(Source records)
........
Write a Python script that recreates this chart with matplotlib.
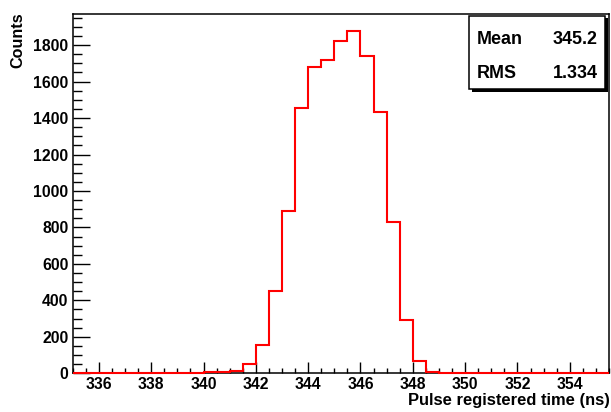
import numpy as np
import matplotlib
matplotlib.use("Agg")
import matplotlib.pyplot as plt
from matplotlib.patches import Rectangle
from matplotlib.ticker import MultipleLocator

plt.rcParams['font.family'] = ['Liberation Sans', 'DejaVu Sans']
plt.rcParams['font.weight'] = 'bold'

# Histogram of pulse registered times, 0.5 ns bins from 335 to 355.5 ns
bin_low = 335.0
bin_width = 0.5
counts = [0, 0, 0, 0, 0, 0, 0, 0, 0,
          3, 5, 5, 15, 52, 153, 454, 889, 1456, 1679, 1720,
          1822, 1877, 1740, 1433, 832, 293, 70, 5,
          0, 0, 0, 0, 0, 0, 0, 0, 0, 0, 0, 0, 0]
stat_names = ["Mean", "RMS"]
stat_values = ["345.2", "1.334"]
x_title = "Pulse registered time (ns)"
y_title = "Counts"

edges = bin_low + bin_width * np.arange(len(counts) + 1)

W, H = 611, 412
fig = plt.figure(figsize=(W / 100, H / 100), dpi=100)
ax = fig.add_axes([72.7 / W, 1 - 373.3 / H, (609 - 72.7) / W, (373.3 - 14) / H])

ax.stairs(counts, edges, color='#ff0000', linewidth=1.5, baseline=0,
          zorder=5, clip_on=False)

ax.set_xlim(edges[0], edges[-1])
ax.set_ylim(0, 1.05 * max(counts))

ax.xaxis.set_major_locator(MultipleLocator(2))
ax.xaxis.set_minor_locator(MultipleLocator(0.5))
ax.yaxis.set_major_locator(MultipleLocator(200))
ax.yaxis.set_minor_locator(MultipleLocator(50))
ax.set_yticks(np.arange(0, 1801, 200))

ax.tick_params(axis='both', which='both', direction='in', width=1.0,
               top=False, right=False, labelsize=11.3, colors='black')
ax.tick_params(axis='x', which='major', length=7.7, pad=3)
ax.tick_params(axis='x', which='minor', length=3.6)
ax.tick_params(axis='y', which='major', length=12, pad=3)
ax.tick_params(axis='y', which='minor', length=6.5)
for lab in ax.get_xticklabels() + ax.get_yticklabels():
    lab.set_fontweight('bold')

for sp in ax.spines.values():
    sp.set_linewidth(1.1)

fig.text(610 / W, 1 - 401 / H, x_title, ha='right', va='center',
         fontsize=11.9, fontweight='bold')
fig.text(17.5 / W, 1 - 12 / H, y_title, ha='center', va='top', rotation=90,
         fontsize=11.6, fontweight='bold')

# Statistics box with drop shadow
bx0, bx1, by0, by1 = 469, 605, 16, 89
sh = 2.5
fig.patches.append(Rectangle(((bx0 + sh) / W, 1 - (by1 + sh) / H),
                             (bx1 - bx0) / W, (by1 - by0) / H,
                             transform=fig.transFigure, facecolor='black',
                             edgecolor='black', linewidth=0, zorder=10))
fig.patches.append(Rectangle((bx0 / W, 1 - by1 / H),
                             (bx1 - bx0) / W, (by1 - by0) / H,
                             transform=fig.transFigure, facecolor='white',
                             edgecolor='black', linewidth=1.1, zorder=11))
for i, (name, val) in enumerate(zip(stat_names, stat_values)):
    yc = 1 - (39 + 35 * i) / H
    fig.text(477 / W, yc, name, ha='left', va='center', fontsize=12.9,
             fontweight='bold', zorder=12)
    fig.text(598 / W, yc, val, ha='right', va='center', fontsize=12.9,
             fontweight='bold', zorder=12)

fig.savefig("out.png", dpi=100, facecolor='white')
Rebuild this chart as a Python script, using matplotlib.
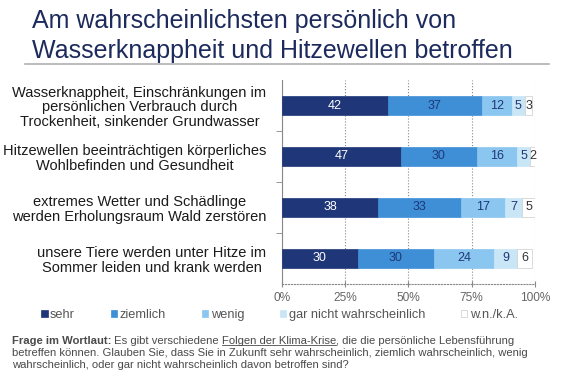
........
■ Stated goal
Everything from the first line of the records through the line containing "ax.set_yticks(np.arange(0, 1801, 200))" should be reproduced exactly, apart from the pictures.

■ Full solution
Write a Python script that recreates this chart with matplotlib.
import numpy as np
import matplotlib
matplotlib.use("Agg")
import matplotlib.pyplot as plt
from matplotlib.patches import Rectangle
from matplotlib.ticker import MultipleLocator

plt.rcParams['font.family'] = ['Liberation Sans', 'DejaVu Sans']
plt.rcParams['font.weight'] = 'bold'

# Histogram of pulse registered times, 0.5 ns bins from 335 to 355.5 ns
bin_low = 335.0
bin_width = 0.5
counts = [0, 0, 0, 0, 0, 0, 0, 0, 0,
          3, 5, 5, 15, 52, 153, 454, 889, 1456, 1679, 1720,
          1822, 1877, 1740, 1433, 832, 293, 70, 5,
          0, 0, 0, 0, 0, 0, 0, 0, 0, 0, 0, 0, 0]
stat_names = ["Mean", "RMS"]
stat_values = ["345.2", "1.334"]
x_title = "Pulse registered time (ns)"
y_title = "Counts"

edges = bin_low + bin_width * np.arange(len(counts) + 1)

W, H = 611, 412
fig = plt.figure(figsize=(W / 100, H / 100), dpi=100)
ax = fig.add_axes([72.7 / W, 1 - 373.3 / H, (609 - 72.7) / W, (373.3 - 14) / H])

ax.stairs(counts, edges, color='#ff0000', linewidth=1.5, baseline=0,
          zorder=5, clip_on=False)

ax.set_xlim(edges[0], edges[-1])
ax.set_ylim(0, 1.05 * max(counts))

ax.xaxis.set_major_locator(MultipleLocator(2))
ax.xaxis.set_minor_locator(MultipleLocator(0.5))
ax.yaxis.set_major_locator(MultipleLocator(200))
ax.yaxis.set_minor_locator(MultipleLocator(50))
ax.set_yticks(np.arange(0, 1801, 200))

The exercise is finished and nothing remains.